Goal.
Everything in the listing except the pictures should be written out exactly.

Recorded data.
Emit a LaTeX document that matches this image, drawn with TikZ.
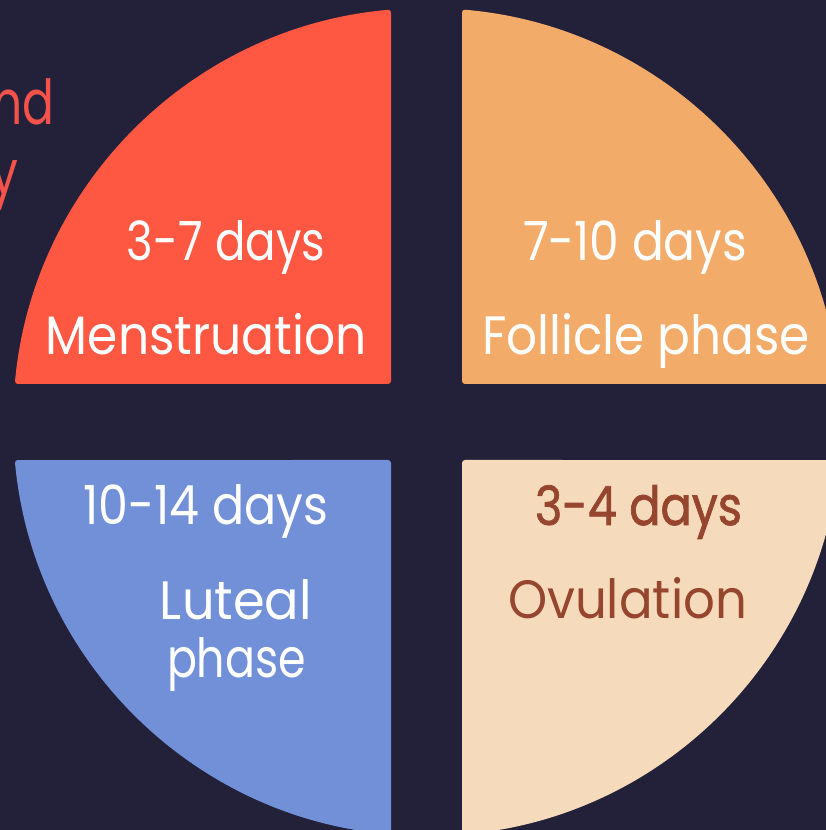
\documentclass[tikz,border=0pt]{standalone}
\usepackage{fontspec}
\setmainfont{Poppins}
\newfontfamily\semib{Poppins}[FakeBold=1.4]
\usepackage{graphicx}
\definecolor{bgc}{HTML}{23213A}
\definecolor{redc}{HTML}{FF5842}
\definecolor{orc}{HTML}{F3AB6A}
\definecolor{crc}{HTML}{F5DBBB}
\definecolor{blc}{HTML}{7290D8}
\definecolor{brc}{HTML}{96452F}
\definecolor{rtc}{HTML}{F4524B}
\newcommand\fitw[2]{\resizebox{#1pt}{\height}{#2}}
\tikzset{
  lbl/.style={inner sep=0pt, anchor=base, text=white, font=\fontsize{54}{60}\selectfont},
  cut/.style={inner sep=0pt, anchor=base east, text=rtc, font=\fontsize{62}{68}\selectfont},
  piece/.style={rounded corners=3pt}
}
\begin{document}
\begin{tikzpicture}[x=1pt,y=1pt]
\useasboundingbox (0,0) rectangle (826,830);
\fill[bgc] (0,0) rectangle (826,830);
\begin{scope}
\clip (0,0) rectangle (826,830);
% top-left
\fill[redc, piece] (391,446) -- ([shift={(427,408)}]174.73:414) arc[start angle=174.73, end angle=94.99, radius=414] -- cycle;
% top-right
\fill[orc, piece] (462,446) -- ([shift={(427,408)}]85.15:414) arc[start angle=85.15, end angle=5.27, radius=414] -- cycle;
% bottom-left
\fill[blc, piece] (391,370) -- ([shift={(427,408)}]185.27:414) arc[start angle=185.27, end angle=265.01, radius=414] -- cycle;
% bottom-right
\fill[crc, piece] (462,370) -- ([shift={(427,408)}]-5.27:414) arc[start angle=-5.27, end angle=-85.15, radius=414] -- cycle;
% cut-off title text at the left edge
\node[cut] (tnd) at (55,705) {\scalebox{0.76}[1]{nd}};
\node[cut] (ty) at (19,635) {\scalebox{0.8}[1]{y}};
\end{scope}
\node[lbl] (d1) at (226,569) {\fitw{198}{3-7 days}};
\node[lbl] (n1) at (206.5,475) {\fitw{321}{Menstruation}};
\node[lbl] (d2) at (635,569) {\fitw{224}{7-10 days}};
\node[lbl] (n2) at (646,475) {\fitw{328}{Follicle phase}};
\node[lbl] (d3) at (205.5,305) {\fitw{245}{10-14 days}};
\node[lbl] (n3a) at (236,210) {\fitw{152}{Luteal}};
\node[lbl] (n3b) at (236.5,152) {\fitw{139}{phase}};
\node[lbl, text=brc] (d4) at (638.5,305) {\fitw{207}{\semib 3-4 days}};
\node[lbl, text=brc] (n4) at (627.5,211) {\fitw{239}{Ovulation}};
\end{tikzpicture}
\end{document}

Response to this task.
Emit a LaTeX document that matches this image, drawn with TikZ.
\documentclass[tikz,border=0pt]{standalone}
\usepackage{fontspec}
\setmainfont{Poppins}
\newfontfamily\semib{Poppins}[FakeBold=1.4]
\usepackage{graphicx}
\definecolor{bgc}{HTML}{23213A}
\definecolor{redc}{HTML}{FF5842}
\definecolor{orc}{HTML}{F3AB6A}
\definecolor{crc}{HTML}{F5DBBB}
\definecolor{blc}{HTML}{7290D8}
\definecolor{brc}{HTML}{96452F}
\definecolor{rtc}{HTML}{F4524B}
\newcommand\fitw[2]{\resizebox{#1pt}{\height}{#2}}
\tikzset{
  lbl/.style={inner sep=0pt, anchor=base, text=white, font=\fontsize{54}{60}\selectfont},
  cut/.style={inner sep=0pt, anchor=base east, text=rtc, font=\fontsize{62}{68}\selectfont},
  piece/.style={rounded corners=3pt}
}
\begin{document}
\begin{tikzpicture}[x=1pt,y=1pt]
\useasboundingbox (0,0) rectangle (826,830);
\fill[bgc] (0,0) rectangle (826,830);
\begin{scope}
\clip (0,0) rectangle (826,830);
% top-left
\fill[redc, piece] (391,446) -- ([shift={(427,408)}]174.73:414) arc[start angle=174.73, end angle=94.99, radius=414] -- cycle;
% top-right
\fill[orc, piece] (462,446) -- ([shift={(427,408)}]85.15:414) arc[start angle=85.15, end angle=5.27, radius=414] -- cycle;
% bottom-left
\fill[blc, piece] (391,370) -- ([shift={(427,408)}]185.27:414) arc[start angle=185.27, end angle=265.01, radius=414] -- cycle;
% bottom-right
\fill[crc, piece] (462,370) -- ([shift={(427,408)}]-5.27:414) arc[start angle=-5.27, end angle=-85.15, radius=414] -- cycle;
% cut-off title text at the left edge
\node[cut] (tnd) at (55,705) {\scalebox{0.76}[1]{nd}};
\node[cut] (ty) at (19,635) {\scalebox{0.8}[1]{y}};
\end{scope}
\node[lbl] (d1) at (226,569) {\fitw{198}{3-7 days}};
\node[lbl] (n1) at (206.5,475) {\fitw{321}{Menstruation}};
\node[lbl] (d2) at (635,569) {\fitw{224}{7-10 days}};
\node[lbl] (n2) at (646,475) {\fitw{328}{Follicle phase}};
\node[lbl] (d3) at (205.5,305) {\fitw{245}{10-14 days}};
\node[lbl] (n3a) at (236,210) {\fitw{152}{Luteal}};
\node[lbl] (n3b) at (236.5,152) {\fitw{139}{phase}};
\node[lbl, text=brc] (d4) at (638.5,305) {\fitw{207}{\semib 3-4 days}};
\node[lbl, text=brc] (n4) at (627.5,211) {\fitw{239}{Ovulation}};
\end{tikzpicture}
\end{document}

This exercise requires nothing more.